日産自動車が三菱自動車と共同で開発を進めてきた新型車が、いよいよお目見えする。日産から「DAYZ(デイズ)」「DAYZ ハイウェイスター」(=タイトル下写真=)、三菱自から「eKワゴン」「eKカスタム」の各シリーズとして、6月に発売されるワゴンタイプの新型軽自動車だ。発売に先駆けて、このほどデザインを先行公開した。
軽自動車は12年に国内新車市場全体の37%を占めており、エコカー補助金が切れた後も比較的堅調な売れ行きを続けている。その有望市場に投下する「DAYZ」シリーズは、日産にとって軽自動車戦略の転換点を象徴するクルマだ。
三菱自側の車名から分かる通り、この新型軽はこれまで三菱自が生産し、日産へは「オッティ」のブランドでOEM(相手先ブランドによる生産)供給している「eKワゴン」の後継モデルとなる。
日産テイストのデザインを表現
これまで日産は三菱自からOEM供給を受ける際、車体の外観を若干変更する程度にとどまっていたが、「DAYZ」シリーズの外観を見るかぎり、日産はデザインテイストなど独自性を持たせるように踏み込んだ印象を受ける。
それもそのはずで、「DAYZ」「eK」シリーズは、日産と三菱自が2010年に折半出資で設けた開発会社NMKVが、商品企画から設計・開発を担当している。生産は従来どおり、三菱自の主力工場である水島製作所(岡山県)が担当するが、部品の調達や生産技術面を中心として、日産側が大きく関与した。
日産は三菱自のほか、スズキからも軽自動車のOEM供給を受けている。だが、他社に開発を頼ってきた現状で、日産は昨年、国内シェアでホンダはおろか、スズキ、ダイハツにも抜かれ5位にまで後退した。それだけに、日産みずからが初めて積極的に開発に関与した軽自動車が投入されるのは、国内販売店にとって待望であり、その成否は今後の国内販売の行く末を占う試金石となる。
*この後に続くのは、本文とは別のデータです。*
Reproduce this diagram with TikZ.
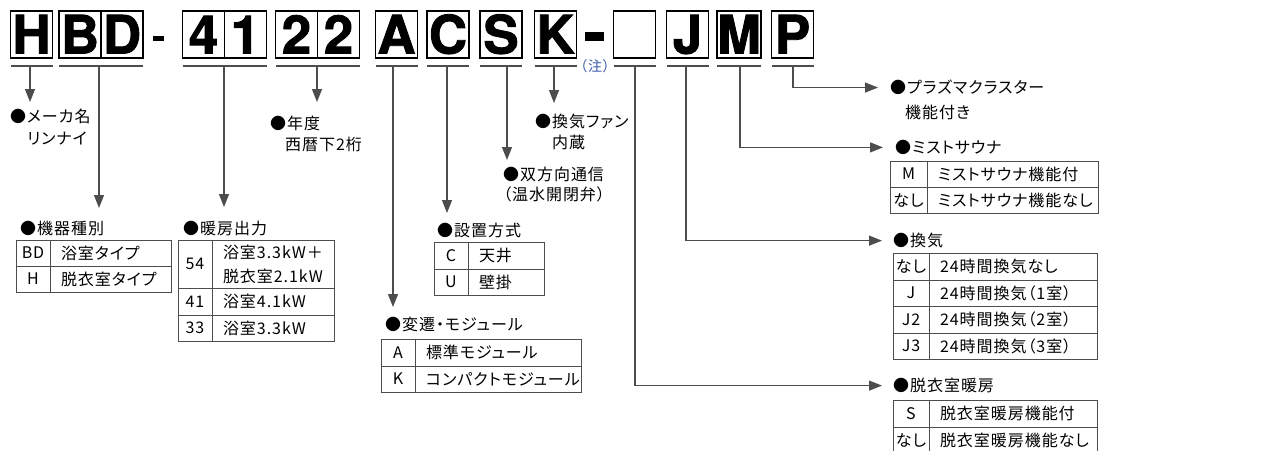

自動車メーカーにとって異例ともいえる、発売3カ月前のデザイン公開には、新車の投入間隔が空いている「タマ切れ」の間に、少しでも顧客離れを食い止めたい、という狙いもありそうだ。
スズキからのOEM供給は順次縮小
ただ、日産は三菱自との提携強化に伴い、スズキからのOEM供給を順次、縮小していく見込み。すでに、スズキ「パレット」のOEM「ルークス」は、3月のモデルチェンジを機にOEMが終了する。ルークスは、同じくスズキ「MRワゴン」のOEM「モコ」と並ぶ日産の主力であり、短期的な販売に与える影響は大きい。
一方、リコール隠しなど経営問題も抱える三菱は、国内シェアわずか2.6%と存在感の低下は著しい。それだけに国内市場の挽回策として新型軽には期待がかかる。
三菱自にとっては生産台数の底上げに期待がかかる。三菱自は軽メーカーにもかかわらず、軽の販売シェアはわずか4%。OEM販売の日産の7.7%にも差を付けられている。日産への供給を増やすことができれば、生産台数は拡大、大幅に落ち込んでいるラインの稼働率が改善する。さらに、日産の調達力も生かせるとなれば国内事業の立て直しに追い風だ。
日産・三菱連合は、今回に続く共同開発の第2弾として、さらに車高が高いスーパーハイトワゴンを14年初頭にも投入する方針だ。このクラスは、ホンダが「NBOX」で一気に市場を活性化させた有望な市場。矢継ぎ早の新型車投入で存在感の低下に歯止めを掛けたいところだ。